» **What the task requires**
Word for word, copy all the data and drop the pictures.

» **Data segment**
----
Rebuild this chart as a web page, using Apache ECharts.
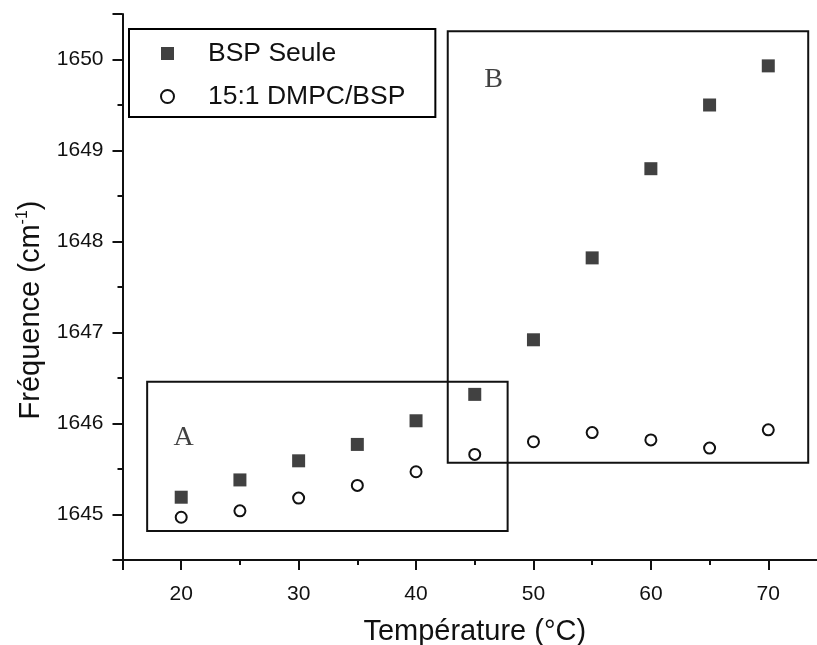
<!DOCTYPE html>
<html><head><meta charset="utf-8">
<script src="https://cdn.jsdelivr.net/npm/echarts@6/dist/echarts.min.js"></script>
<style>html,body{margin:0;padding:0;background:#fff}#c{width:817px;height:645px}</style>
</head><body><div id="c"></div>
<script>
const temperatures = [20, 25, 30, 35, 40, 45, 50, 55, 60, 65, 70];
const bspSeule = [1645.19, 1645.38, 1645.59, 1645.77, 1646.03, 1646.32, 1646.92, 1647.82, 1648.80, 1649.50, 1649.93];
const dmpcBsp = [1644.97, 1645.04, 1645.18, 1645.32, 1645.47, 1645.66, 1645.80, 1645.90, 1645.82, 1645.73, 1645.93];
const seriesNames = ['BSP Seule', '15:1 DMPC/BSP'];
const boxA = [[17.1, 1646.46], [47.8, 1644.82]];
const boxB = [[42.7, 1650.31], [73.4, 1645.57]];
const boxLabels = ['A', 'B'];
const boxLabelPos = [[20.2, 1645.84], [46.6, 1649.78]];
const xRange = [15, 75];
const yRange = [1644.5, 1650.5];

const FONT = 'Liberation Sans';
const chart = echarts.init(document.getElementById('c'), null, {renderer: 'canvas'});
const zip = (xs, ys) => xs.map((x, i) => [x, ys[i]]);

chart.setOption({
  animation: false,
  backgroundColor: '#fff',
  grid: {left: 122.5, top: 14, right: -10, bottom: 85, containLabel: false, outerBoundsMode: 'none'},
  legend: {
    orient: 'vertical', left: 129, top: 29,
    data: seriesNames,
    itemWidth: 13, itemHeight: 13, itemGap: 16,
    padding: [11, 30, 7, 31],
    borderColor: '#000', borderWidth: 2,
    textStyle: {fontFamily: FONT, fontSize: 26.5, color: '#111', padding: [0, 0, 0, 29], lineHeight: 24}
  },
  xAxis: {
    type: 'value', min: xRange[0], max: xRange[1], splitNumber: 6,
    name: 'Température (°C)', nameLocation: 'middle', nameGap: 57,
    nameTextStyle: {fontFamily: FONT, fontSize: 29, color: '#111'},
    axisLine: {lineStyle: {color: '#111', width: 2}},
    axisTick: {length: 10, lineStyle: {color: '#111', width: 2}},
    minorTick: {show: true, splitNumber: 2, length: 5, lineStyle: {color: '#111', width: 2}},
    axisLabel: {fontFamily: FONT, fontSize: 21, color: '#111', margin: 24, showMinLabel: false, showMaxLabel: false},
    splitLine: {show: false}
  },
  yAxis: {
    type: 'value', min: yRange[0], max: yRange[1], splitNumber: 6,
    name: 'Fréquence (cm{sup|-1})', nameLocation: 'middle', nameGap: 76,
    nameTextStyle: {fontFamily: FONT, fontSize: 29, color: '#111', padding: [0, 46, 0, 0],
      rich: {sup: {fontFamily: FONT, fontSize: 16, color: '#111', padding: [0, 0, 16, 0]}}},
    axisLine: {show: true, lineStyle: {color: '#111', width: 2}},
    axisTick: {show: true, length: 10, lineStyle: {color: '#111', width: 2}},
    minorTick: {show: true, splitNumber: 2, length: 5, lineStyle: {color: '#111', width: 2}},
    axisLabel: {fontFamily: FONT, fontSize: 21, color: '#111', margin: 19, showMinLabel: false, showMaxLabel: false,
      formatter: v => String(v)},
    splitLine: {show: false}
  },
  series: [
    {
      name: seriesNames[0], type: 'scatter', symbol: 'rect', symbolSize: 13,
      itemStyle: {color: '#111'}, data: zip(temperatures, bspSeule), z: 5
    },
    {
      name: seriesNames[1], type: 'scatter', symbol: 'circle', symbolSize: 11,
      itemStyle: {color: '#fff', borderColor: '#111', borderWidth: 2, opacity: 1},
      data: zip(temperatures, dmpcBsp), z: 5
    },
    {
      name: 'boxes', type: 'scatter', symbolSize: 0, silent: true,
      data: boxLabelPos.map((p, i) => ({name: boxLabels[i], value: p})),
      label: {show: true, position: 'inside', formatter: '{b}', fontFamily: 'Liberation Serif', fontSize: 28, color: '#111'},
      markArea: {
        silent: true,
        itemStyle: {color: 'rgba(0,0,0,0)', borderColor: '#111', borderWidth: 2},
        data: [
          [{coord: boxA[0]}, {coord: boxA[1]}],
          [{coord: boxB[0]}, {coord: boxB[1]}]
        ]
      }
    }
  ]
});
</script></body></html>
----
» **Solution**
Rebuild this chart as a web page, using Apache ECharts.
<!DOCTYPE html>
<html><head><meta charset="utf-8">
<script src="https://cdn.jsdelivr.net/npm/echarts@6/dist/echarts.min.js"></script>
<style>html,body{margin:0;padding:0;background:#fff}#c{width:817px;height:645px}</style>
</head><body><div id="c"></div>
<script>
const temperatures = [20, 25, 30, 35, 40, 45, 50, 55, 60, 65, 70];
const bspSeule = [1645.19, 1645.38, 1645.59, 1645.77, 1646.03, 1646.32, 1646.92, 1647.82, 1648.80, 1649.50, 1649.93];
const dmpcBsp = [1644.97, 1645.04, 1645.18, 1645.32, 1645.47, 1645.66, 1645.80, 1645.90, 1645.82, 1645.73, 1645.93];
const seriesNames = ['BSP Seule', '15:1 DMPC/BSP'];
const boxA = [[17.1, 1646.46], [47.8, 1644.82]];
const boxB = [[42.7, 1650.31], [73.4, 1645.57]];
const boxLabels = ['A', 'B'];
const boxLabelPos = [[20.2, 1645.84], [46.6, 1649.78]];
const xRange = [15, 75];
const yRange = [1644.5, 1650.5];

const FONT = 'Liberation Sans';
const chart = echarts.init(document.getElementById('c'), null, {renderer: 'canvas'});
const zip = (xs, ys) => xs.map((x, i) => [x, ys[i]]);

chart.setOption({
  animation: false,
  backgroundColor: '#fff',
  grid: {left: 122.5, top: 14, right: -10, bottom: 85, containLabel: false, outerBoundsMode: 'none'},
  legend: {
    orient: 'vertical', left: 129, top: 29,
    data: seriesNames,
    itemWidth: 13, itemHeight: 13, itemGap: 16,
    padding: [11, 30, 7, 31],
    borderColor: '#000', borderWidth: 2,
    textStyle: {fontFamily: FONT, fontSize: 26.5, color: '#111', padding: [0, 0, 0, 29], lineHeight: 24}
  },
  xAxis: {
    type: 'value', min: xRange[0], max: xRange[1], splitNumber: 6,
    name: 'Température (°C)', nameLocation: 'middle', nameGap: 57,
    nameTextStyle: {fontFamily: FONT, fontSize: 29, color: '#111'},
    axisLine: {lineStyle: {color: '#111', width: 2}},
    axisTick: {length: 10, lineStyle: {color: '#111', width: 2}},
    minorTick: {show: true, splitNumber: 2, length: 5, lineStyle: {color: '#111', width: 2}},
    axisLabel: {fontFamily: FONT, fontSize: 21, color: '#111', margin: 24, showMinLabel: false, showMaxLabel: false},
    splitLine: {show: false}
  },
  yAxis: {
    type: 'value', min: yRange[0], max: yRange[1], splitNumber: 6,
    name: 'Fréquence (cm{sup|-1})', nameLocation: 'middle', nameGap: 76,
    nameTextStyle: {fontFamily: FONT, fontSize: 29, color: '#111', padding: [0, 46, 0, 0],
      rich: {sup: {fontFamily: FONT, fontSize: 16, color: '#111', padding: [0, 0, 16, 0]}}},
    axisLine: {show: true, lineStyle: {color: '#111', width: 2}},
    axisTick: {show: true, length: 10, lineStyle: {color: '#111', width: 2}},
    minorTick: {show: true, splitNumber: 2, length: 5, lineStyle: {color: '#111', width: 2}},
    axisLabel: {fontFamily: FONT, fontSize: 21, color: '#111', margin: 19, showMinLabel: false, showMaxLabel: false,
      formatter: v => String(v)},
    splitLine: {show: false}
  },
  series: [
    {
      name: seriesNames[0], type: 'scatter', symbol: 'rect', symbolSize: 13,
      itemStyle: {color: '#111'}, data: zip(temperatures, bspSeule), z: 5
    },
    {
      name: seriesNames[1], type: 'scatter', symbol: 'circle', symbolSize: 11,
      itemStyle: {color: '#fff', borderColor: '#111', borderWidth: 2, opacity: 1},
      data: zip(temperatures, dmpcBsp), z: 5
    },
    {
      name: 'boxes', type: 'scatter', symbolSize: 0, silent: true,
      data: boxLabelPos.map((p, i) => ({name: boxLabels[i], value: p})),
      label: {show: true, position: 'inside', formatter: '{b}', fontFamily: 'Liberation Serif', fontSize: 28, color: '#111'},
      markArea: {
        silent: true,
        itemStyle: {color: 'rgba(0,0,0,0)', borderColor: '#111', borderWidth: 2},
        data: [
          [{coord: boxA[0]}, {coord: boxA[1]}],
          [{coord: boxB[0]}, {coord: boxB[1]}]
        ]
      }
    }
  ]
});
</script></body></html>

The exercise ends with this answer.